▶ Dataset excerpt:
▼
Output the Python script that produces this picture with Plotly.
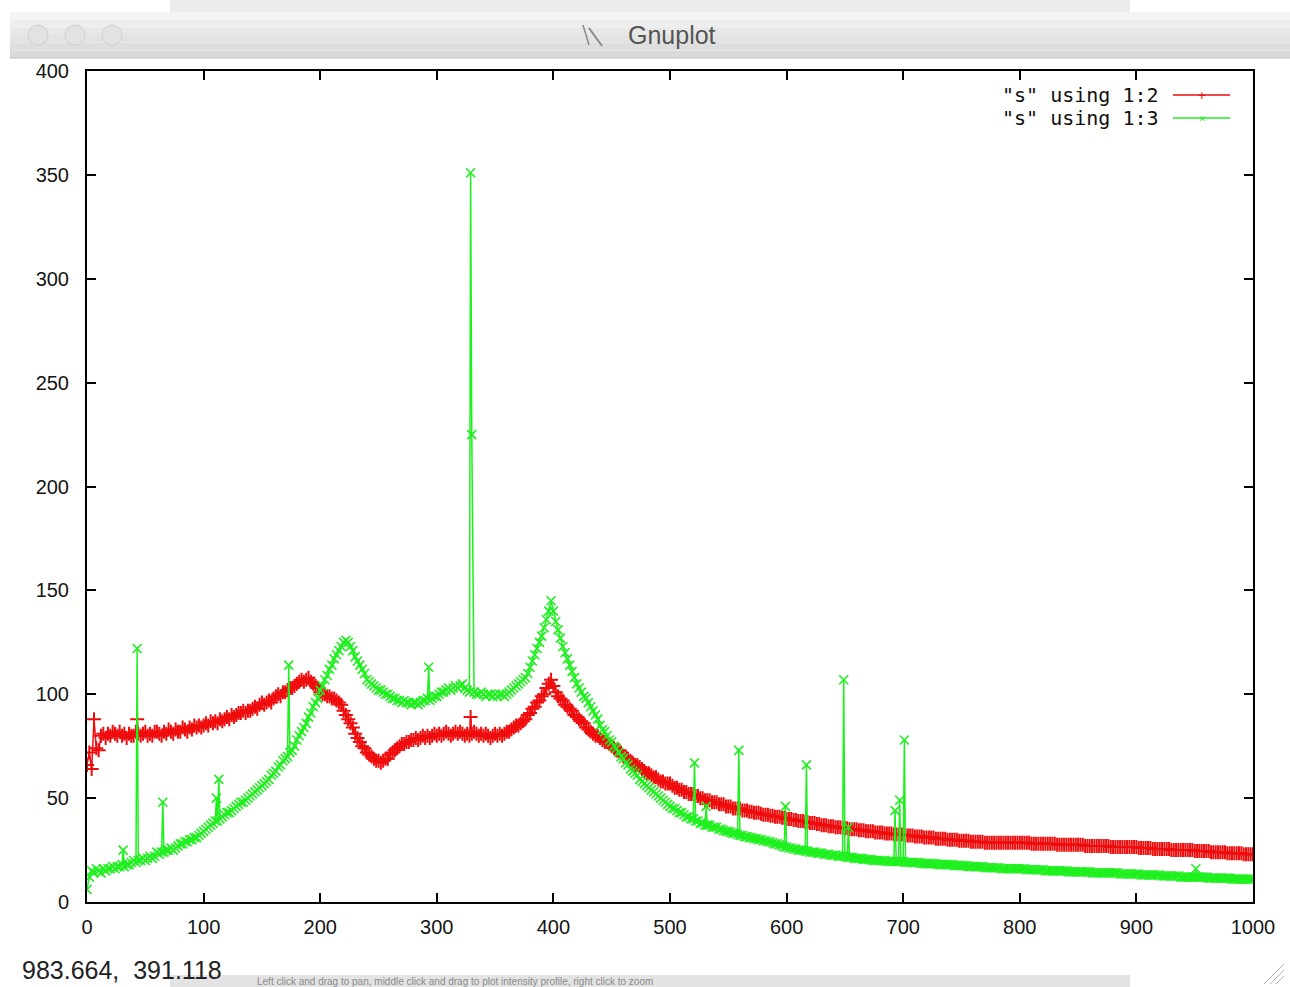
import plotly.graph_objects as go

W, H = 1290, 987

# ---------------------------------------------------------------- data
# profile sampled every 2 units from 0 to 1000 (one row = 20 units)
x_grid = list(range(0, 1001, 2))

col2_grid = [
    66, 72, 64, 88, 74, 73, 80, 81, 79, 81,                      # 0
    80, 82, 81, 80, 82, 80, 81, 79, 81, 80,                      # 20
    80, 82, 81, 80, 81, 82, 80, 81, 80, 82,                      # 40
    82, 81, 80, 82, 81, 83, 82, 81, 83, 82,                      # 60
    82, 84, 83, 82, 84, 83, 85, 84, 85, 84,                      # 80
    85, 86, 85, 87, 86, 87, 86, 88, 87, 88,                      # 100
    89, 88, 90, 89, 90, 91, 91, 92, 91, 92,                      # 120
    92, 93, 94, 93, 95, 96, 95, 96, 97, 96,                      # 140
    98, 99, 100, 99, 101, 101, 102, 103, 103, 104,               # 160
    105, 106, 107, 106, 107, 108, 106, 105, 104, 103,            # 180
    101, 100, 100, 99, 99, 98, 98, 97, 96, 95,                   # 200
    92, 90, 88, 86, 84, 81, 79, 77, 75, 74,                      # 220
    72, 71, 70, 69, 68, 68, 67, 68, 69, 69,                      # 240
    71, 72, 73, 74, 75, 76, 76, 77, 77, 78,                      # 260
    78, 79, 78, 79, 80, 79, 80, 79, 80, 81,                      # 280
    80, 81, 80, 81, 82, 81, 80, 81, 82, 81,                      # 300
    82, 81, 80, 81, 80, 81, 82, 81, 80, 81,                      # 320
    80, 81, 80, 79, 80, 81, 80, 81, 80, 81,                      # 340
    82, 82, 83, 84, 85, 85, 86, 87, 88, 90,                      # 360
    91, 93, 94, 96, 97, 99, 100, 103, 105, 107,                  # 380
    104, 101, 99, 98, 97, 95, 94, 93, 92, 90,                    # 400
    89, 88, 87, 86, 84, 83, 82, 81, 80, 80,                      # 420
    79, 78, 77, 77, 76, 75, 74, 73, 73, 72,                      # 440
    70, 70, 69, 68, 67, 66, 66, 65, 64, 63,                      # 460
    62, 62, 61, 60, 60, 59, 58, 58, 57, 57,                      # 480
    57, 56, 55, 55, 54, 54, 53, 53, 52, 52,                      # 500
    52, 51, 51, 50, 50, 49, 49, 49, 48, 48,                      # 520
    48, 47, 47, 47, 46, 46, 46, 45, 45, 45,                      # 540
    45, 44, 44, 44, 43.5, 43.5, 43, 43, 43, 42.5,                # 560
    42, 42, 42, 41.5, 41.5, 41, 41, 41, 40.5, 40.5,              # 580
    40, 40, 40, 39.5, 39.5, 39, 39, 39, 38.5, 38.5,              # 600
    38, 38, 38, 37.5, 37.5, 37, 37, 37, 36.5, 36.5,              # 620
    36.5, 36, 36, 36, 35.5, 35.5, 35.5, 35, 35, 35,              # 640
    35, 34.5, 34.5, 34.5, 34, 34, 34, 34, 33.5, 33.5,            # 660
    33.5, 33.5, 33, 33, 33, 33, 32.5, 32.5, 32.5, 32.5,          # 680
    32.5, 32, 32, 32, 32, 31.5, 31.5, 31.5, 31.5, 31,            # 700
    31, 31, 31, 31, 30.5, 30.5, 30.5, 30.5, 30.5, 30,            # 720
    30, 30, 30, 30, 29.5, 29.5, 29.5, 29.5, 29.5, 29,            # 740
    29, 29, 29, 29, 29, 28.5, 28.5, 28.5, 28.5, 28.5,            # 760
    28.5, 28.5, 28.5, 28.5, 28.5, 28.5, 28.5, 28.5, 28.5, 28.5,  # 780
    28.5, 28.5, 28.5, 28.5, 28.5, 28, 28, 28, 28, 28,            # 800
    28, 28, 28, 28, 28, 28, 27.5, 27.5, 27.5, 27.5,              # 820
    27.5, 27.5, 27.5, 27.5, 27.5, 27.5, 27.5, 27.5, 27, 27,      # 840
    27, 27, 27, 27, 27, 27, 27, 27, 27, 26.5,                    # 860
    26.5, 26.5, 26.5, 26.5, 26.5, 26.5, 26.5, 26.5, 26.5, 26.5,  # 880
    26.5, 26, 26, 26, 26, 26, 26, 25.5, 25.5, 25.5,              # 900
    25.5, 25.5, 25.5, 25.5, 25.5, 25, 25, 25, 25, 25,            # 920
    25, 25, 25, 25, 25, 24.5, 24.5, 24.5, 24.5, 24.5,            # 940
    24.5, 24.5, 24, 24, 24, 24, 24, 24, 24, 23.5,                # 960
    23.5, 23.5, 23.5, 23.5, 23.5, 23.5, 23, 23, 23, 23,          # 980
    23,                                                          # 1000
]

col3_grid = [
    6, 12, 15, 14, 16, 15, 14, 16, 15, 16,                       # 0
    16, 17, 16, 17, 17, 18, 17, 18, 18, 19,                      # 20
    20, 19, 20, 20, 21, 20, 21, 22, 21, 22,                      # 40
    24, 23, 24, 24, 25, 25, 26, 25, 26, 27,                      # 60
    28, 28, 29, 29, 30, 30, 31, 31, 32, 33,                      # 80
    34, 35, 36, 37, 38, 39, 39, 40, 41, 42,                      # 100
    43, 43, 44, 45, 46, 47, 48, 48, 49, 50,                      # 120
    51, 52, 53, 54, 55, 56, 57, 58, 59, 61,                      # 140
    62, 63, 65, 66, 68, 69, 70, 72, 73, 75,                      # 160
    78, 80, 82, 84, 86, 89, 91, 94, 96, 98,                      # 180
    102, 104, 107, 109, 112, 114, 117, 119, 121, 123,            # 200
    125, 126, 125, 123, 121, 118, 116, 114, 112, 110,            # 220
    107, 106, 105, 104, 103, 102, 102, 101, 100, 100,            # 240
    99, 98, 98, 97, 97, 96, 97, 96, 96, 95,                      # 260
    96, 96, 95, 96, 97, 97, 98, 97, 98, 99,                      # 280
    99, 100, 101, 101, 102, 103, 102, 103, 104, 103,             # 300
    104, 105, 103, 102, 101, 100, 101, 100, 100, 101,            # 320
    100, 99, 100, 100, 99, 100, 99, 100, 100, 99,                # 340
    100, 101, 102, 103, 104, 105, 106, 107, 108, 110,            # 360
    113, 116, 119, 122, 125, 128, 132, 136, 140, 145,            # 380
    140, 135, 131, 127, 123, 120, 117, 114, 111, 108,            # 400
    105, 103, 101, 99, 98, 96, 94, 92, 90, 88,                   # 420
    85, 83, 82, 80, 78, 77, 75, 74, 72, 70,                      # 440
    69, 67, 66, 64, 63, 62, 61, 59, 58, 57,                      # 460
    56, 55, 54, 53, 52, 51, 50, 49, 48, 47,                      # 480
    46, 45, 45, 44, 43, 43, 42, 41, 41, 40,                      # 500
    40, 39, 39, 38, 38, 37, 37, 37, 36, 36,                      # 520
    36, 35, 35, 34.5, 34, 34, 33.5, 33, 33, 32.5,                # 540
    32, 32, 31.5, 31.5, 31, 31, 30.5, 30.5, 30, 30,              # 560
    29.5, 29.5, 29, 29, 28.5, 28, 28, 27.5, 27, 26.5,            # 580
    26.5, 26, 26, 25.5, 25.5, 25, 25, 25, 24.5, 24.5,            # 600
    24, 24, 24, 23.5, 23.5, 23.5, 23, 23, 23, 22.5,              # 620
    22.5, 22.5, 22, 22, 22, 22, 21.5, 21.5, 21.5, 21,            # 640
    21, 21, 21, 20.5, 20.5, 20.5, 20.5, 20, 20, 20,              # 660
    20, 20, 20, 19.5, 19.5, 19.5, 19.5, 19.5, 19.5, 19.5,        # 680
    19.5, 19, 19, 19, 19, 19, 19, 19, 18.5, 18.5,                # 700
    18.5, 18.5, 18.5, 18.5, 18.5, 18, 18, 18, 18, 18,            # 720
    18, 18, 17.5, 17.5, 17.5, 17.5, 17.5, 17.5, 17, 17,          # 740
    17, 17, 17, 17, 17, 16.5, 16.5, 16.5, 16.5, 16.5,            # 760
    16.5, 16.5, 16, 16, 16, 16, 16, 16, 16, 16,                  # 780
    16, 16, 16, 15.5, 15.5, 15.5, 15.5, 15.5, 15.5, 15.5,        # 800
    15.5, 15, 15, 15, 15, 15, 15, 15, 15, 15,                    # 820
    15, 14.5, 14.5, 14.5, 14.5, 14.5, 14.5, 14.5, 14.5, 14.5,    # 840
    14.5, 14, 14, 14, 14, 14, 14, 14, 14, 14,                    # 860
    14, 14, 14, 13.5, 13.5, 13.5, 13.5, 13.5, 13.5, 13.5,        # 880
    13.5, 13.5, 13, 13, 13, 13, 13, 13, 13, 13,                  # 900
    13, 12.5, 12.5, 12.5, 12.5, 12.5, 12.5, 12.5, 12.5, 12,      # 920
    12, 12, 12, 12, 12, 12, 12, 12, 12, 12,                      # 940
    12, 11.5, 11.5, 11.5, 11.5, 11.5, 11.5, 11.5, 11.5, 11.5,    # 960
    11.5, 11, 11, 11, 11, 11, 11, 11, 11, 11,                    # 980
    11,                                                          # 1000
]

# isolated outlier readings between (or replacing) grid samples
col2_extra_x = [43, 329]
col2_extra_y = [88, 89]

col3_extra_x = [31, 43, 65, 111, 113, 173, 293, 329, 330,
                521, 531, 559, 599, 617, 649, 653, 693, 697, 701, 951]
col3_extra_y = [25, 122, 48, 50, 59, 114, 113, 351, 225,
                67, 46, 73, 46, 66, 107, 36, 44, 49, 78, 16]

series_names = ['"s" using 1:2', '"s" using 1:3']
x_ticks = list(range(0, 1001, 100))
y_ticks = list(range(0, 401, 50))

RED = "#f00c0c"
GREEN = "#1ef01e"


def merge(gx, gy, ex, ey):
    pts = dict(zip(gx, gy))
    pts.update(zip(ex, ey))
    xs = sorted(pts)
    return xs, [pts[k] for k in xs]


x2, y2 = merge(x_grid, col2_grid, col2_extra_x, col2_extra_y)
x3, y3 = merge(x_grid, col3_grid, col3_extra_x, col3_extra_y)

fig = go.Figure()
fig.add_trace(go.Scatter(
    x=x2, y=y2, name=series_names[0], mode="lines+markers",
    line=dict(color=RED, width=1.5),
    marker=dict(symbol="cross-thin", size=10, color=RED,
                line=dict(color=RED, width=2)),
))
fig.add_trace(go.Scatter(
    x=x3, y=y3, name=series_names[1], mode="lines+markers",
    line=dict(color=GREEN, width=1.5),
    marker=dict(symbol="x-thin", size=9, color=GREEN,
                line=dict(color=GREEN, width=1.6)),
))


def px(v):
    return v / W


def py(v):
    return 1 - v / H


shapes = []


def rect(x0, y0, x1, y1, fill, line=None, layer="below"):
    shapes.append(dict(type="rect", xref="paper", yref="paper",
                       x0=px(x0), x1=px(x1), y0=py(y1), y1=py(y0),
                       fillcolor=fill, layer=layer,
                       line=dict(width=1 if line else 0, color=line or fill)))


def seg(x0, y0, x1, y1, color, width=1.5, layer="above"):
    shapes.append(dict(type="line", xref="paper", yref="paper",
                       x0=px(x0), x1=px(x1), y0=py(y0), y1=py(y1),
                       layer=layer, line=dict(color=color, width=width)))


# window behind (top strip) and title bar of the plot window
rect(170, 0, 1130, 12, "#ececec")
bands = ["#f4f4f4", "#eeeeee", "#e8e8e8", "#e3e3e3", "#dedede", "#d9d9d9"]
for i, c in enumerate(bands):
    rect(10, 12 + i * 7.7, 1290, 12 + (i + 1) * 7.7, c)
seg(10, 58, 1290, 58, "#c4c4c4", 1, "below")
for cx in (38, 75, 112):
    shapes.append(dict(type="circle", xref="paper", yref="paper",
                       x0=px(cx - 10), x1=px(cx + 10), y0=py(45), y1=py(25),
                       fillcolor="#e2e2e2", line=dict(color="#cfcfcf", width=1),
                       layer="below"))
# window icon
seg(583, 25, 589, 45, "#8a8a8a", 1.5, "below")
seg(589, 28, 602, 46, "#8a8a8a", 2, "below")

# bottom strip of the window below
rect(170, 975, 1130, 987, "#e3e3e3")
# resize grip
for d in (8, 14, 20):
    seg(1284 - d, 984, 1284, 984 - d, "#b5b5b5", 1)

# legend samples (gnuplot style: text left, sample right)
seg(1173, 95, 1230, 95, RED, 1.5)
seg(1173, 118, 1230, 118, GREEN, 1.5)

annotations = [
    dict(text="Gnuplot", x=px(672), y=py(35), xref="paper", yref="paper",
         showarrow=False, xanchor="center", yanchor="middle",
         font=dict(family="Liberation Sans", size=25, color="#555555")),
    dict(text="983.664,\u00a0\u00a0391.118", x=px(20), y=py(970),
         xref="paper", yref="paper", showarrow=False,
         xanchor="left", yanchor="middle",
         font=dict(family="Liberation Sans", size=25, color="#222222")),
    dict(text="Left click and drag to pan, middle click and drag to plot intensity profile, right click to zoom",
         x=px(255), y=py(981), xref="paper", yref="paper", showarrow=False,
         xanchor="left", yanchor="middle",
         font=dict(family="Liberation Sans", size=10, color="#8a8a8a")),
    dict(text=series_names[0], x=px(1161), y=py(95), xref="paper", yref="paper",
         showarrow=False, xanchor="right", yanchor="middle",
         font=dict(family="DejaVu Sans Mono", size=20, color="#111111")),
    dict(text=series_names[1], x=px(1161), y=py(118), xref="paper", yref="paper",
         showarrow=False, xanchor="right", yanchor="middle",
         font=dict(family="DejaVu Sans Mono", size=20, color="#111111")),
    dict(text="+", x=px(1202), y=py(95), xref="paper", yref="paper",
         showarrow=False, xanchor="center", yanchor="middle",
         font=dict(family="DejaVu Sans Mono", size=13, color=RED)),
    dict(text="×", x=px(1202), y=py(118), xref="paper", yref="paper",
         showarrow=False, xanchor="center", yanchor="middle",
         font=dict(family="DejaVu Sans Mono", size=11, color=GREEN)),
]

axis_common = dict(
    showline=True, linecolor="black", linewidth=2, mirror="allticks",
    ticks="inside", ticklen=9, tickwidth=1.5, tickcolor="black",
    showgrid=False, zeroline=False, automargin=False,
    tickfont=dict(family="Liberation Sans", size=20, color="#151515"),
)

fig.update_layout(
    width=W, height=H,
    margin=dict(l=0, r=0, t=0, b=0, pad=0, autoexpand=False),
    paper_bgcolor="white", plot_bgcolor="white",
    showlegend=False,
    shapes=shapes, annotations=annotations,
    xaxis=dict(domain=[px(87), px(1253)], range=[0, 1000],
               tickvals=x_ticks, ticklabelstandoff=6, **axis_common),
    yaxis=dict(domain=[py(902), py(71)], range=[0, 400],
               tickvals=y_ticks, ticklabelstandoff=12, **axis_common),
)

# the figure fills the whole page, so drop the default body margin
fig.write_html(
    "out.html",
    post_script="document.body.style.margin='0';"
                "document.body.style.overflow='hidden';",
)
▲
▶ Written instruction: Copy nothing but the lines from the top of the data down to the line containing "x_grid = list(range(0, 1001, 2))", and leave the pictures out.

▶ Response to the exercise:
Output the Python script that produces this picture with Plotly.
import plotly.graph_objects as go

W, H = 1290, 987

# ---------------------------------------------------------------- data
# profile sampled every 2 units from 0 to 1000 (one row = 20 units)
x_grid = list(range(0, 1001, 2))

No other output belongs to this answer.